Collected data:
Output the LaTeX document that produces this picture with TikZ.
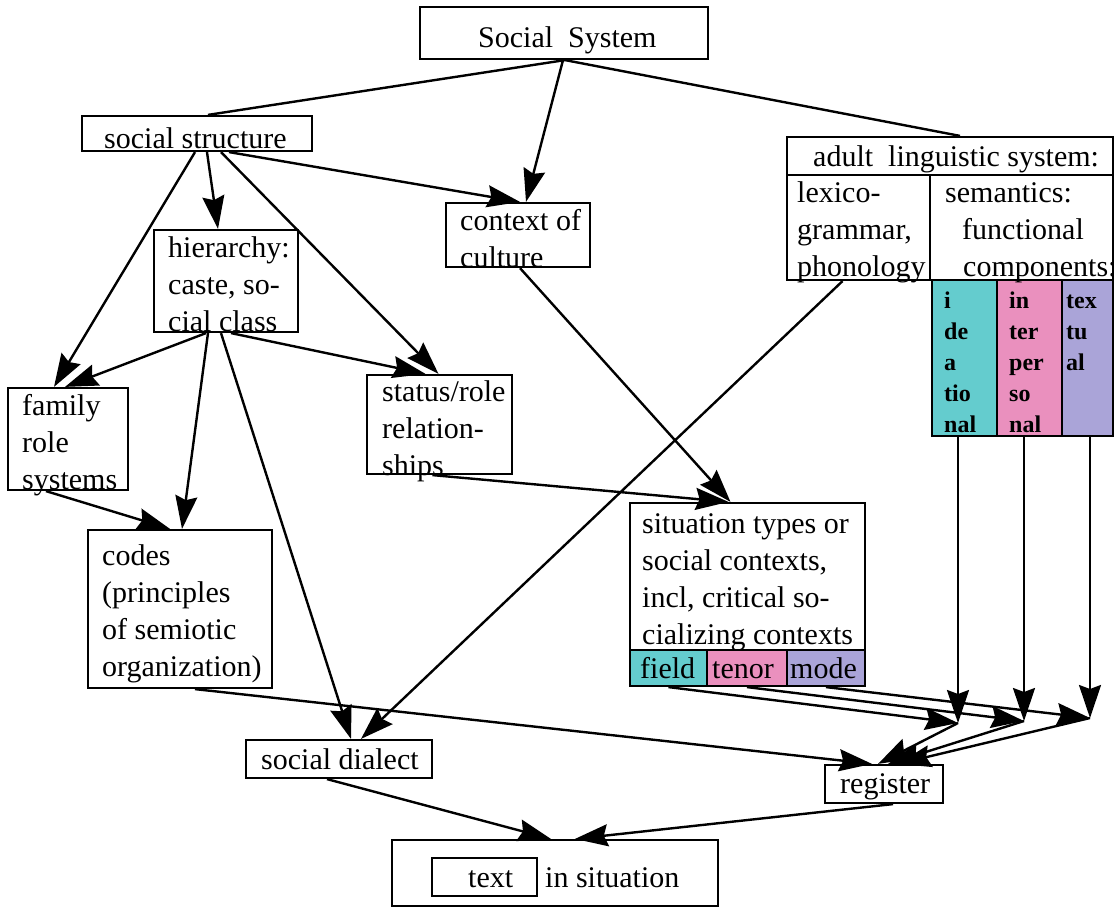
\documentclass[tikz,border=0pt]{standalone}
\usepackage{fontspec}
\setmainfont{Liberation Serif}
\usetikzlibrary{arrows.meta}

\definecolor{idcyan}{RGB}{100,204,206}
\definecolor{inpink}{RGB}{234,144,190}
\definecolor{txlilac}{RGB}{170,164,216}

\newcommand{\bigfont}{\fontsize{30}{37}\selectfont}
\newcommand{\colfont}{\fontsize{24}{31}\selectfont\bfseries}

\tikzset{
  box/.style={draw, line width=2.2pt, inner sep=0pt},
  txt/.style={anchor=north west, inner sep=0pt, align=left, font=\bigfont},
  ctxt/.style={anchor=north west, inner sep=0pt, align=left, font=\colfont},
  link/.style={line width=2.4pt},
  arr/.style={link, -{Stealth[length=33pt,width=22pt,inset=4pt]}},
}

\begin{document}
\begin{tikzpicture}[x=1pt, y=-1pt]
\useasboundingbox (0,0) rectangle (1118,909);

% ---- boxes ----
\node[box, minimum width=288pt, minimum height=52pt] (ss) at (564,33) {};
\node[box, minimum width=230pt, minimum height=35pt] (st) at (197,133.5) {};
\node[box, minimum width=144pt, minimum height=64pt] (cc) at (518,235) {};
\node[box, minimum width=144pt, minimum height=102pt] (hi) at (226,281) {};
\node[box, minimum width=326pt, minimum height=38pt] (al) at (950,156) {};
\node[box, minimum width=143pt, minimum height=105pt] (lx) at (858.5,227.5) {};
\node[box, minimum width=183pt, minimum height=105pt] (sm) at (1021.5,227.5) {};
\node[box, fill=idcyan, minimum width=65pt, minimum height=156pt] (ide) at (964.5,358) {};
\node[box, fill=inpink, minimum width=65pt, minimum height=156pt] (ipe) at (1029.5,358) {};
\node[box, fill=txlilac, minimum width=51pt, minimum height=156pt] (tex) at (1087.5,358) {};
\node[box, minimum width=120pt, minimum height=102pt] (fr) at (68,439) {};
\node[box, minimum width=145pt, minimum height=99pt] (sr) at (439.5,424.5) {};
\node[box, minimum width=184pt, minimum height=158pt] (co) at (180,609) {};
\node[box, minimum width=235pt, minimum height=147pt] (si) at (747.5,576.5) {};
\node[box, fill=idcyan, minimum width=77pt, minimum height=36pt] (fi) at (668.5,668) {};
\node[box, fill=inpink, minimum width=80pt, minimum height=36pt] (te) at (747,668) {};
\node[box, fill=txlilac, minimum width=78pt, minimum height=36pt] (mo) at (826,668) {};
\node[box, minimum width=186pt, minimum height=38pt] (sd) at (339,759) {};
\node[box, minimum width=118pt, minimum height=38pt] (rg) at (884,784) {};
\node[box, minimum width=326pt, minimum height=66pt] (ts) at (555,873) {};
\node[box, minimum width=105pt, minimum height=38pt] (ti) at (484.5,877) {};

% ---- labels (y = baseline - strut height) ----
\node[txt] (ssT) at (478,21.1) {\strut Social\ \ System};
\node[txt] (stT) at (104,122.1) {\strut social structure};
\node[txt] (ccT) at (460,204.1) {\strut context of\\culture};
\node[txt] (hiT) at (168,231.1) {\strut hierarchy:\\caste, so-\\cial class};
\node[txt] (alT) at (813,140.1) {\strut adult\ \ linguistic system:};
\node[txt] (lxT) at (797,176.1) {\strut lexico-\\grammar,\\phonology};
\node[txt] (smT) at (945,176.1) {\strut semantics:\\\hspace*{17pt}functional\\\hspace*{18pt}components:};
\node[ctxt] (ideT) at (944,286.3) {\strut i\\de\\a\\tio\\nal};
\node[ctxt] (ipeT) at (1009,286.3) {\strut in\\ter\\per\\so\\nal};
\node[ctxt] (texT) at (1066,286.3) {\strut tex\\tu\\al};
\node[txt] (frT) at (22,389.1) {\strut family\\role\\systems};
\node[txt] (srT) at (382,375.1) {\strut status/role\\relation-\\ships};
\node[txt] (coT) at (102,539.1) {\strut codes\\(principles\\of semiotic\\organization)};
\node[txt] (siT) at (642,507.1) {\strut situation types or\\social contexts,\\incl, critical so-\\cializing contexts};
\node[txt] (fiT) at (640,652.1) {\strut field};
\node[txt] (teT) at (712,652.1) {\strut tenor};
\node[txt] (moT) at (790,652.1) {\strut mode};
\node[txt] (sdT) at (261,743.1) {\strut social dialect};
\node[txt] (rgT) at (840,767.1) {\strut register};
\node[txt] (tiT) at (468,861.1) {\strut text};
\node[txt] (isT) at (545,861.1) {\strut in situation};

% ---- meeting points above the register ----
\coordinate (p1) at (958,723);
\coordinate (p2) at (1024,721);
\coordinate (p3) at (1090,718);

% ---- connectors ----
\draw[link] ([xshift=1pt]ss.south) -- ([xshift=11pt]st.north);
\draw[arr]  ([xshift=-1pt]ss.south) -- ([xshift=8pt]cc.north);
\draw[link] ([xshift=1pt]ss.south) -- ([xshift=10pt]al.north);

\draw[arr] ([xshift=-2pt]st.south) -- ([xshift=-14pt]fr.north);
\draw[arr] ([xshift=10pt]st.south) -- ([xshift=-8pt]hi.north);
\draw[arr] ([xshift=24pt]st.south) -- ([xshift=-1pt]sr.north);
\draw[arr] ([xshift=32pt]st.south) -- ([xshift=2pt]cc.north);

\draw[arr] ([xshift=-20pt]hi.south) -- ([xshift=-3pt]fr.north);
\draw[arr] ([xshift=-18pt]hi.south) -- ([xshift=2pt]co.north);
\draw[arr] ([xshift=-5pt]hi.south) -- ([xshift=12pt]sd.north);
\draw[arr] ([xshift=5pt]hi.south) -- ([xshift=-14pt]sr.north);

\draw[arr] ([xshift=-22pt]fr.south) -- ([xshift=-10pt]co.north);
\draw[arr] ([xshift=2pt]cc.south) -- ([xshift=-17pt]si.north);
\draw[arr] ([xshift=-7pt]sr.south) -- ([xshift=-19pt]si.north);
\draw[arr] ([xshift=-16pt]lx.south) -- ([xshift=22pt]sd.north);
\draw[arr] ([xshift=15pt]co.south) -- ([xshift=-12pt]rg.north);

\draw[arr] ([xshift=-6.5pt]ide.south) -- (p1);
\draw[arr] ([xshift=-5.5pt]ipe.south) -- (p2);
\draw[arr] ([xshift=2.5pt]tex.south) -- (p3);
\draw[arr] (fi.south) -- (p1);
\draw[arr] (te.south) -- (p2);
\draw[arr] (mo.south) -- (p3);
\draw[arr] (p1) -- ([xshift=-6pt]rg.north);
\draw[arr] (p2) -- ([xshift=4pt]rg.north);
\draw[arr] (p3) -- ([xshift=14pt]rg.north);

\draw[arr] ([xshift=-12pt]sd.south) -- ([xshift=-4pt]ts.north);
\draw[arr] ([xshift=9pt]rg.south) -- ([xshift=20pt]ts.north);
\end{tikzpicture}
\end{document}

Task to carry out:
The data should be printed again unchanged; leave its pictures out.

Correct output:
Output the LaTeX document that produces this picture with TikZ.
\documentclass[tikz,border=0pt]{standalone}
\usepackage{fontspec}
\setmainfont{Liberation Serif}
\usetikzlibrary{arrows.meta}

\definecolor{idcyan}{RGB}{100,204,206}
\definecolor{inpink}{RGB}{234,144,190}
\definecolor{txlilac}{RGB}{170,164,216}

\newcommand{\bigfont}{\fontsize{30}{37}\selectfont}
\newcommand{\colfont}{\fontsize{24}{31}\selectfont\bfseries}

\tikzset{
  box/.style={draw, line width=2.2pt, inner sep=0pt},
  txt/.style={anchor=north west, inner sep=0pt, align=left, font=\bigfont},
  ctxt/.style={anchor=north west, inner sep=0pt, align=left, font=\colfont},
  link/.style={line width=2.4pt},
  arr/.style={link, -{Stealth[length=33pt,width=22pt,inset=4pt]}},
}

\begin{document}
\begin{tikzpicture}[x=1pt, y=-1pt]
\useasboundingbox (0,0) rectangle (1118,909);

% ---- boxes ----
\node[box, minimum width=288pt, minimum height=52pt] (ss) at (564,33) {};
\node[box, minimum width=230pt, minimum height=35pt] (st) at (197,133.5) {};
\node[box, minimum width=144pt, minimum height=64pt] (cc) at (518,235) {};
\node[box, minimum width=144pt, minimum height=102pt] (hi) at (226,281) {};
\node[box, minimum width=326pt, minimum height=38pt] (al) at (950,156) {};
\node[box, minimum width=143pt, minimum height=105pt] (lx) at (858.5,227.5) {};
\node[box, minimum width=183pt, minimum height=105pt] (sm) at (1021.5,227.5) {};
\node[box, fill=idcyan, minimum width=65pt, minimum height=156pt] (ide) at (964.5,358) {};
\node[box, fill=inpink, minimum width=65pt, minimum height=156pt] (ipe) at (1029.5,358) {};
\node[box, fill=txlilac, minimum width=51pt, minimum height=156pt] (tex) at (1087.5,358) {};
\node[box, minimum width=120pt, minimum height=102pt] (fr) at (68,439) {};
\node[box, minimum width=145pt, minimum height=99pt] (sr) at (439.5,424.5) {};
\node[box, minimum width=184pt, minimum height=158pt] (co) at (180,609) {};
\node[box, minimum width=235pt, minimum height=147pt] (si) at (747.5,576.5) {};
\node[box, fill=idcyan, minimum width=77pt, minimum height=36pt] (fi) at (668.5,668) {};
\node[box, fill=inpink, minimum width=80pt, minimum height=36pt] (te) at (747,668) {};
\node[box, fill=txlilac, minimum width=78pt, minimum height=36pt] (mo) at (826,668) {};
\node[box, minimum width=186pt, minimum height=38pt] (sd) at (339,759) {};
\node[box, minimum width=118pt, minimum height=38pt] (rg) at (884,784) {};
\node[box, minimum width=326pt, minimum height=66pt] (ts) at (555,873) {};
\node[box, minimum width=105pt, minimum height=38pt] (ti) at (484.5,877) {};

% ---- labels (y = baseline - strut height) ----
\node[txt] (ssT) at (478,21.1) {\strut Social\ \ System};
\node[txt] (stT) at (104,122.1) {\strut social structure};
\node[txt] (ccT) at (460,204.1) {\strut context of\\culture};
\node[txt] (hiT) at (168,231.1) {\strut hierarchy:\\caste, so-\\cial class};
\node[txt] (alT) at (813,140.1) {\strut adult\ \ linguistic system:};
\node[txt] (lxT) at (797,176.1) {\strut lexico-\\grammar,\\phonology};
\node[txt] (smT) at (945,176.1) {\strut semantics:\\\hspace*{17pt}functional\\\hspace*{18pt}components:};
\node[ctxt] (ideT) at (944,286.3) {\strut i\\de\\a\\tio\\nal};
\node[ctxt] (ipeT) at (1009,286.3) {\strut in\\ter\\per\\so\\nal};
\node[ctxt] (texT) at (1066,286.3) {\strut tex\\tu\\al};
\node[txt] (frT) at (22,389.1) {\strut family\\role\\systems};
\node[txt] (srT) at (382,375.1) {\strut status/role\\relation-\\ships};
\node[txt] (coT) at (102,539.1) {\strut codes\\(principles\\of semiotic\\organization)};
\node[txt] (siT) at (642,507.1) {\strut situation types or\\social contexts,\\incl, critical so-\\cializing contexts};
\node[txt] (fiT) at (640,652.1) {\strut field};
\node[txt] (teT) at (712,652.1) {\strut tenor};
\node[txt] (moT) at (790,652.1) {\strut mode};
\node[txt] (sdT) at (261,743.1) {\strut social dialect};
\node[txt] (rgT) at (840,767.1) {\strut register};
\node[txt] (tiT) at (468,861.1) {\strut text};
\node[txt] (isT) at (545,861.1) {\strut in situation};

% ---- meeting points above the register ----
\coordinate (p1) at (958,723);
\coordinate (p2) at (1024,721);
\coordinate (p3) at (1090,718);

% ---- connectors ----
\draw[link] ([xshift=1pt]ss.south) -- ([xshift=11pt]st.north);
\draw[arr]  ([xshift=-1pt]ss.south) -- ([xshift=8pt]cc.north);
\draw[link] ([xshift=1pt]ss.south) -- ([xshift=10pt]al.north);

\draw[arr] ([xshift=-2pt]st.south) -- ([xshift=-14pt]fr.north);
\draw[arr] ([xshift=10pt]st.south) -- ([xshift=-8pt]hi.north);
\draw[arr] ([xshift=24pt]st.south) -- ([xshift=-1pt]sr.north);
\draw[arr] ([xshift=32pt]st.south) -- ([xshift=2pt]cc.north);

\draw[arr] ([xshift=-20pt]hi.south) -- ([xshift=-3pt]fr.north);
\draw[arr] ([xshift=-18pt]hi.south) -- ([xshift=2pt]co.north);
\draw[arr] ([xshift=-5pt]hi.south) -- ([xshift=12pt]sd.north);
\draw[arr] ([xshift=5pt]hi.south) -- ([xshift=-14pt]sr.north);

\draw[arr] ([xshift=-22pt]fr.south) -- ([xshift=-10pt]co.north);
\draw[arr] ([xshift=2pt]cc.south) -- ([xshift=-17pt]si.north);
\draw[arr] ([xshift=-7pt]sr.south) -- ([xshift=-19pt]si.north);
\draw[arr] ([xshift=-16pt]lx.south) -- ([xshift=22pt]sd.north);
\draw[arr] ([xshift=15pt]co.south) -- ([xshift=-12pt]rg.north);

\draw[arr] ([xshift=-6.5pt]ide.south) -- (p1);
\draw[arr] ([xshift=-5.5pt]ipe.south) -- (p2);
\draw[arr] ([xshift=2.5pt]tex.south) -- (p3);
\draw[arr] (fi.south) -- (p1);
\draw[arr] (te.south) -- (p2);
\draw[arr] (mo.south) -- (p3);
\draw[arr] (p1) -- ([xshift=-6pt]rg.north);
\draw[arr] (p2) -- ([xshift=4pt]rg.north);
\draw[arr] (p3) -- ([xshift=14pt]rg.north);

\draw[arr] ([xshift=-12pt]sd.south) -- ([xshift=-4pt]ts.north);
\draw[arr] ([xshift=9pt]rg.south) -- ([xshift=20pt]ts.north);
\end{tikzpicture}
\end{document}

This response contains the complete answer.